O relator da Organização das Nações Unidas (ONU) sobre o direito à moradia, Balakrishnan Rajagopal, condenou nesta quinta-feira o governo brasileiro por cruzar os braços diante dos despejos, mesmo em meio ao crescimento da pandemia. A acusação ao comportamento de Jair Bolsonaro foi feita durante o Conselho de Direitos Humanos da ONU, atendendo à solicitação dos movimentos de moradia do Estado de São Paulo.
Apontando a realização de ações de despejo desde março, envolvendo a expulsão de mais de 2.000 famílias paulistas de suas casas, o especialista alertou que “milhares de outras estão em risco nas cidades e no interior” do país.
“O Brasil tem o dever de proteger urgentemente todos, especialmente as comunidades em risco, da ameaça da covid-19, que afetou mais de um milhão e meio de pessoas no país e matou mais de 65.000”, ressaltou o relator especial da ONU. Segundo Rajagopal, “desalojar forçosamente pessoas de suas casas nesta situação, independentemente do status legal de seu arrendamento, é uma violação de seus direitos humanos”.
Mesmo que alguns tribunais tenham suspendido as ordens de despejo até que a violenta crise sanitária termine, outros continuam emitindo ordens, em flagrante violação a este direito elementar. “As autoridades locais também parecem priorizar a reintegração de posse de propriedades pertencentes a grandes empresas e proprietários de terra em detrimento da saúde e segurança das pessoas vulneráveis”, alertou.
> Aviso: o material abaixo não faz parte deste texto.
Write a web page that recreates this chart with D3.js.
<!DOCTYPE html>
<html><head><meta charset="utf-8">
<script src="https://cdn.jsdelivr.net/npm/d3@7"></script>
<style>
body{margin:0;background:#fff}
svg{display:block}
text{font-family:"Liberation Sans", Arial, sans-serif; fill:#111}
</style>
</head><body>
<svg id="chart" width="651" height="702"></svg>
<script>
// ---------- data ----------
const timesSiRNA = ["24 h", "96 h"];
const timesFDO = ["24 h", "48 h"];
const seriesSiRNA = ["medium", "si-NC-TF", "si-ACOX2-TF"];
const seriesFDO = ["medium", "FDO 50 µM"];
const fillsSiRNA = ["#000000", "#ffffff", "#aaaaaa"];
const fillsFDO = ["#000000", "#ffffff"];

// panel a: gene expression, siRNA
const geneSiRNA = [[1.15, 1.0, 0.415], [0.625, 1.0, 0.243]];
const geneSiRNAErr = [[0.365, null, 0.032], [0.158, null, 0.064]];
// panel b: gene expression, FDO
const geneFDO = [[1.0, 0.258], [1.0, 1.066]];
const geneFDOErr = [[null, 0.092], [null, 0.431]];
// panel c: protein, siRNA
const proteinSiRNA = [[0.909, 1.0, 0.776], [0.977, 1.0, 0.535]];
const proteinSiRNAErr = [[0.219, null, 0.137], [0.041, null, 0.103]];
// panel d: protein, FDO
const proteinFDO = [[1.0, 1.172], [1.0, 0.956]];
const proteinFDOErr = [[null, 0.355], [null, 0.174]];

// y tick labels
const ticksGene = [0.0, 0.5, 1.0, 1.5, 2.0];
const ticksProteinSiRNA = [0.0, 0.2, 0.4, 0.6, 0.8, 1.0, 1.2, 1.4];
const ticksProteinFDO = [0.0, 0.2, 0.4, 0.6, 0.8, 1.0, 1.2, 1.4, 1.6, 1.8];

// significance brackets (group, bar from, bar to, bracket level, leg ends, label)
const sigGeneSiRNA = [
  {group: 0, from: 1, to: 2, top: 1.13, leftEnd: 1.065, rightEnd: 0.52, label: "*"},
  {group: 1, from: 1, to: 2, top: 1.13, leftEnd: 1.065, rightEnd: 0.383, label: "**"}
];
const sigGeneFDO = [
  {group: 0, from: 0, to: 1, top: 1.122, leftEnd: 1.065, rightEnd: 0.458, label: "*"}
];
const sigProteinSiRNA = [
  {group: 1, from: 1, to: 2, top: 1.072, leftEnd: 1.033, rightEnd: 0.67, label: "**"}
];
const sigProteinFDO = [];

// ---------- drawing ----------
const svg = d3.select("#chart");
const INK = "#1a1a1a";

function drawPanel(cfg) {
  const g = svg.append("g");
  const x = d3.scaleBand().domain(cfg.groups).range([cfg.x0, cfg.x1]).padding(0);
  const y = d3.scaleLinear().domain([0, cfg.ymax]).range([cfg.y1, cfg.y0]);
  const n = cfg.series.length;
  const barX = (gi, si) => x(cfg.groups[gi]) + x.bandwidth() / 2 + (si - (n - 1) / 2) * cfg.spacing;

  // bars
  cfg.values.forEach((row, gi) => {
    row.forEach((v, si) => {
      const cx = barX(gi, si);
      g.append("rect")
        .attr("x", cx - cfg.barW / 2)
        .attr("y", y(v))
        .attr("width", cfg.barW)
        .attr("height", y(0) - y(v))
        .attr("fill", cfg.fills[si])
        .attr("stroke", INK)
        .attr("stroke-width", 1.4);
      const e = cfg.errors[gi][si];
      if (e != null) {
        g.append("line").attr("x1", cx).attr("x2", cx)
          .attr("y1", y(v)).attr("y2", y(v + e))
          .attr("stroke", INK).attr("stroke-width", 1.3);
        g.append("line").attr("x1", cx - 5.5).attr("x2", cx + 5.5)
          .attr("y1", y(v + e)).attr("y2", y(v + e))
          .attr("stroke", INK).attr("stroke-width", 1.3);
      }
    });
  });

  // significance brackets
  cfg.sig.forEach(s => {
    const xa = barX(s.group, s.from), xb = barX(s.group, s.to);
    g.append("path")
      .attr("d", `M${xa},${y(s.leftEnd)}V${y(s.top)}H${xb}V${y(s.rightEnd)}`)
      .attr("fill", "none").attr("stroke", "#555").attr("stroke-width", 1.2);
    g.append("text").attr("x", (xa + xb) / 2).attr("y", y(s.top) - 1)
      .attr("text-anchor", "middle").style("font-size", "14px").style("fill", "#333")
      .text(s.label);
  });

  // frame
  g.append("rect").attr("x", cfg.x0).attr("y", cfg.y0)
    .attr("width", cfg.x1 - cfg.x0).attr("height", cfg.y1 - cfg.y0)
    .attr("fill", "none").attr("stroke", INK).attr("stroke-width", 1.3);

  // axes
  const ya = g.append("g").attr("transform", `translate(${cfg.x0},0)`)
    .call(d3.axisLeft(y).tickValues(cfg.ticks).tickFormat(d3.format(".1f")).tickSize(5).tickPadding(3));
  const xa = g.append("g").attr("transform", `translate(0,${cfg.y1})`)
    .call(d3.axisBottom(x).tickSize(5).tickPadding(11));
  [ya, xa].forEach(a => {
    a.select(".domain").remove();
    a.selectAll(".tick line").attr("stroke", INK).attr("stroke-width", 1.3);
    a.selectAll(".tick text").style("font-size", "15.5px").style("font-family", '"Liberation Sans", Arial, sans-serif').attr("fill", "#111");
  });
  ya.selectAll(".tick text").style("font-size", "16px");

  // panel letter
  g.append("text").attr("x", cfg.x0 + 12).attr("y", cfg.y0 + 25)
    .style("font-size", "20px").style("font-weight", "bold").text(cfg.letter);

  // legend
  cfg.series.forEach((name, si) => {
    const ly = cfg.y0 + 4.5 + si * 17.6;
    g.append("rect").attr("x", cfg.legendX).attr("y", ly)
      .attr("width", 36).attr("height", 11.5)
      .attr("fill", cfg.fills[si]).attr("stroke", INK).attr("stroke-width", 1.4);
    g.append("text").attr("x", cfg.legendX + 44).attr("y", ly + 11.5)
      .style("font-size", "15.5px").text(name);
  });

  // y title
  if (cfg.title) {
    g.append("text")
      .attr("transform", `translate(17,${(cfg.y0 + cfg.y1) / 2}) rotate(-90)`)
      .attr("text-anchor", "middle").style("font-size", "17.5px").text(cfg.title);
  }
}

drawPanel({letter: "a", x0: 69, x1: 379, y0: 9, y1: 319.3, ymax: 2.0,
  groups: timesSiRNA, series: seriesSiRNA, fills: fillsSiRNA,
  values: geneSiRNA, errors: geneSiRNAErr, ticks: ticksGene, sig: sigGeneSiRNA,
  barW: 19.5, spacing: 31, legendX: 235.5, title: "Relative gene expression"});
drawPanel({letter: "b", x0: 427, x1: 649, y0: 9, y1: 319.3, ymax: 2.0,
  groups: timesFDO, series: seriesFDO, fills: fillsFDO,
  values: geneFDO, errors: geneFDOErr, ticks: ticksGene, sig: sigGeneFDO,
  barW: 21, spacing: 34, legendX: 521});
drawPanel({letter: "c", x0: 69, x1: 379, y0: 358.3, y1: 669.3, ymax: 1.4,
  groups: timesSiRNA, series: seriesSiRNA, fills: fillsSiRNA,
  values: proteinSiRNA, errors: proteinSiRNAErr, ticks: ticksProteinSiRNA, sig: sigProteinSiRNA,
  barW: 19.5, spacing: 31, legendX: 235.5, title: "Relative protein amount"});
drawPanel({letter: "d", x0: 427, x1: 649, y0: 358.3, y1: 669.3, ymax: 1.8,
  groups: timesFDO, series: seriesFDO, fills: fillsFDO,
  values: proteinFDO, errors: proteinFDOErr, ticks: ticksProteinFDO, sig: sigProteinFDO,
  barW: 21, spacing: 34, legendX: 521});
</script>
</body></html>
Além disso, ponderou Rajagopal, tais medidas entram em conflito com as ações para evitar a propagação da doença. “O Ministério da Saúde brasileiro pediu às pessoas que ficassem em casa se tivessem sintomas, que lavassem bem as mãos e que mantivessem distância física a fim de evitar o contágio. Ao mesmo tempo, centenas de famílias foram despejadas no estado de São Paulo sem nenhuma acomodação alternativa, o que as impossibilita de cumprir as recomendações oficiais e as torna em alto risco de contágio”, acrescentou.
Para o especialista da ONU, é preocupante o veto de Bolsonaro a um esforço do Congresso Nacional para limitar a gravidade do impacto dos despejos. Os parlamentares ainda não votaram um projeto de lei mais amplo para suspender todos os despejos judiciais ou administrativos durante a pandemia. “Eu encorajo os poderes legislativo e executivo no Brasil a priorizar urgentemente a proteção dos direitos humanos das comunidades em situações vulneráveis”, conclamou.
Na avaliação do relator, “a atual crise sanitária exige medidas de emergência, incluindo uma moratória imediata sobre todos os despejos”. “A solução da crise habitacional do Brasil, com uma falta estimada em mais de 7 milhões de unidades habitacionais, implicará em outras medidas mais transformadoras, que o país também precisa considerar sem mais demora”, concluiu.
Conforme os movimentos de moradia, o que se tem visto, na prática, “é a continuidade e efetivação de remoções forçadas de populações, fazendo com que mulheres, em muitos casos, gestantes, homens, crianças, idosos, pessoas portadoras de deficiência e outras comorbidades fiquem expostos à violência da remoção e da falta de moradia, acrescida da exposição ao novo coronavírus”.